Even well-resourced professional development programs fail with remarkable consistency. The failure modes are predictable, and they tend to cluster around a small number of systemic issues that recur regardless of industry or organization size.

Misaligned stakeholder expectations

Training sponsors expect rapid performance change; L&D teams know behavior change takes time. When timelines and success metrics aren't agreed on upfront, programs get cancelled before they have a chance to work.

SME availability bottlenecks

Most professional development content depends on subject matter experts who are simultaneously the busiest people in the organization. Content development timelines slip, reviews stall, and programs launch with outdated material.

Transfer failure

Learners can demonstrate knowledge in a training environment but revert to prior behaviors on the job. Without manager reinforcement, application opportunities, and spaced practice, learning rarely transfers to sustained performance.

Content staleness

In fast-moving industries, training content becomes outdated quickly. Programs built as monolithic courses are expensive to update; organizations often leave outdated material in circulation rather than sustain the revision investment.

Learner disengagement

Mandated training with low perceived relevance drives surface-level compliance rather than genuine engagement. Learners click through modules, pass minimum-score assessments, and absorb little.

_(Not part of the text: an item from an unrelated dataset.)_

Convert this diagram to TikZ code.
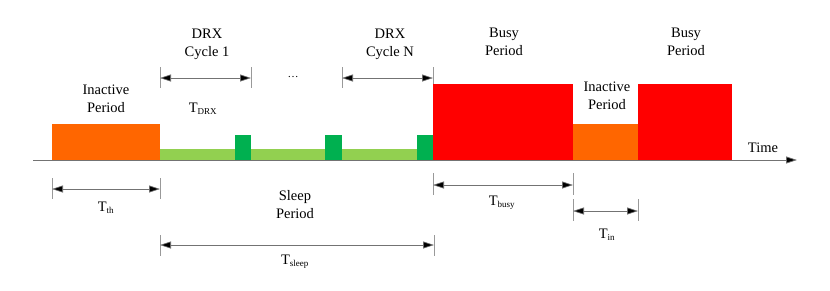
\documentclass[tikz,border=0pt]{standalone}
\usepackage{fontspec}
\setmainfont{Liberation Serif}
\newfontfamily\tnrfont{Liberation Serif}
\usetikzlibrary{arrows.meta}
\definecolor{inorange}{HTML}{FF6600}
\definecolor{busyred}{HTML}{FF0000}
\definecolor{sleepgreen}{HTML}{92D050}
\definecolor{drxgreen}{HTML}{00B050}
\begin{document}
\begin{tikzpicture}[x=1pt,y=-1pt,
  bar/.style={rectangle,inner sep=0pt,outer sep=0pt,draw=none,anchor=south west},
  lbl/.style={align=center,inner sep=0pt,font=\tnrfont\fontsize{14.5}{18}\selectfont},
  sub/.style={inner sep=0pt,font=\tnrfont\fontsize{14.5}{18}\selectfont},
  axisline/.style={draw=black!55,line width=0.7pt,-{Triangle[length=11pt,width=7pt,fill=black]}},
  dim/.style={draw=black!55,line width=0.6pt,{Triangle[length=11pt,width=7pt,fill=black]}-{Triangle[length=11pt,width=7pt,fill=black]}},
  tickline/.style={draw=black!40,line width=0.5pt}]
\useasboundingbox (0,0) rectangle (830,290);
% axis
\coordinate (ax0) at (33,160);
\coordinate (ax1) at (797,160);
\draw[axisline] (ax0) -- (ax1);
% bars
\node[bar,fill=inorange,minimum width=108pt,minimum height=36pt] (in1) at (52,160) {};
\node[bar,fill=sleepgreen,minimum width=273pt,minimum height=11pt] (sleep) at (160,160) {};
\node[bar,fill=drxgreen,minimum width=16pt,minimum height=25pt] (on1) at (235,160) {};
\node[bar,fill=drxgreen,minimum width=17pt,minimum height=25pt] (on2) at (325,160) {};
\node[bar,fill=drxgreen,minimum width=16pt,minimum height=25pt] (on3) at (417,160) {};
\node[bar,fill=busyred,minimum width=140pt,minimum height=76pt] (busy1) at (433,160) {};
\node[bar,fill=inorange,minimum width=65pt,minimum height=36pt] (in2) at (573,160) {};
\node[bar,fill=busyred,minimum width=94pt,minimum height=76pt] (busy2) at (638,160) {};
% top labels
\node[lbl] (lin1) at (106,99) {Inactive\\Period};
\node[lbl] (ldrx1) at (207,44) {DRX\\Cycle 1};
\node[lbl,font=\tnrfont\fontsize{11}{12}\selectfont] (ldots) at (293,77) {\ldots};
\node[lbl] (ldrxn) at (390,44) {DRX\\Cycle N};
\node[sub] (ltdrx) at (203,109) {T\textsubscript{\fontsize{9}{9}\selectfont DRX}};
\node[lbl] (lbusy1) at (504,42) {Busy\\Period};
\node[lbl] (lbusy2) at (686,42) {Busy\\Period};
\node[lbl] (lin2) at (607,96) {Inactive\\Period};
\node[lbl] (ltime) at (763,148) {Time};
% DRX cycle dimensions
\coordinate (c1a) at (160,78); \coordinate (c1b) at (251,78);
\draw[tickline] (160,67) -- (160,88);
\draw[tickline] (251,67) -- (251,88);
\draw[dim] (c1a) -- (c1b);
\coordinate (cna) at (342,78); \coordinate (cnb) at (433,78);
\draw[tickline] (342,67) -- (342,88);
\draw[tickline] (433,67) -- (433,84);
\draw[dim] (cna) -- (cnb);
% T_th
\coordinate (tha) at (52,189); \coordinate (thb) at (160,189);
\draw[tickline] (52,178) -- (52,199);
\draw[tickline] (160,178) -- (160,199);
\draw[dim] (tha) -- (thb);
\node[sub] (ltth) at (106,208) {T\textsubscript{\fontsize{9}{9}\selectfont th}};
% T_sleep
\node[lbl] (lsleep) at (295,205) {Sleep\\Period};
\coordinate (sla) at (160,245); \coordinate (slb) at (434,245);
\draw[tickline] (160,235) -- (160,256);
\draw[tickline] (434,235) -- (434,256);
\draw[dim] (sla) -- (slb);
\node[sub] (ltsleep) at (295,262) {T\textsubscript{\fontsize{9}{9}\selectfont sleep}};
% T_busy
\coordinate (bua) at (433,185); \coordinate (bub) at (573,185);
\draw[tickline] (433,173) -- (433,195);
\draw[tickline] (573,173) -- (573,195);
\draw[dim] (bua) -- (bub);
\node[sub] (ltbusy) at (502,203) {T\textsubscript{\fontsize{9}{9}\selectfont busy}};
% T_in
\coordinate (ina) at (573,211); \coordinate (inb) at (638,211);
\draw[tickline] (573,199) -- (573,221);
\draw[tickline] (638,199) -- (638,221);
\draw[dim] (ina) -- (inb);
\node[sub] (ltin) at (607,235) {T\textsubscript{\fontsize{9}{9}\selectfont in}};
\end{tikzpicture}
\end{document}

Absence of measurement infrastructure

Without xAPI, LRS, or integration between learning platforms and performance systems, organizations cannot connect training activity to business outcomes — making it impossible to demonstrate ROI or improve program design.

Addressing these failure modes requires more than better content. It requires an organizational operating model for learning — one that defines governance, resource allocation, measurement practice, and stakeholder engagement as explicitly as it defines curriculum. Many organizations find that extending their internal team with structured external expertise is the most reliable way to build and sustain that model at pace.

The Tools and Technology Ecosystem

Professional development programs are built, delivered, and measured using an increasingly sophisticated ecosystem of platforms and tools. Learning Management Systems (LMS) remain the most widely deployed infrastructure — responsible for content hosting, enrollment management, completion tracking, and compliance reporting. Modern LMS platforms have evolved considerably, with leading solutions offering learner experience personalization, social learning features, and native integrations with HRIS and performance management systems.

Alongside the LMS, authoring tools — Articulate 360, Adobe Learning Manager, Lectora, and their competitors — enable instructional designers to build interactive, multimedia learning experiences without requiring custom development. AI-powered authoring tools are accelerating the content development lifecycle significantly, allowing teams to generate first-draft scripts, interactive scenarios, and assessment questions at a fraction of their previous timelines.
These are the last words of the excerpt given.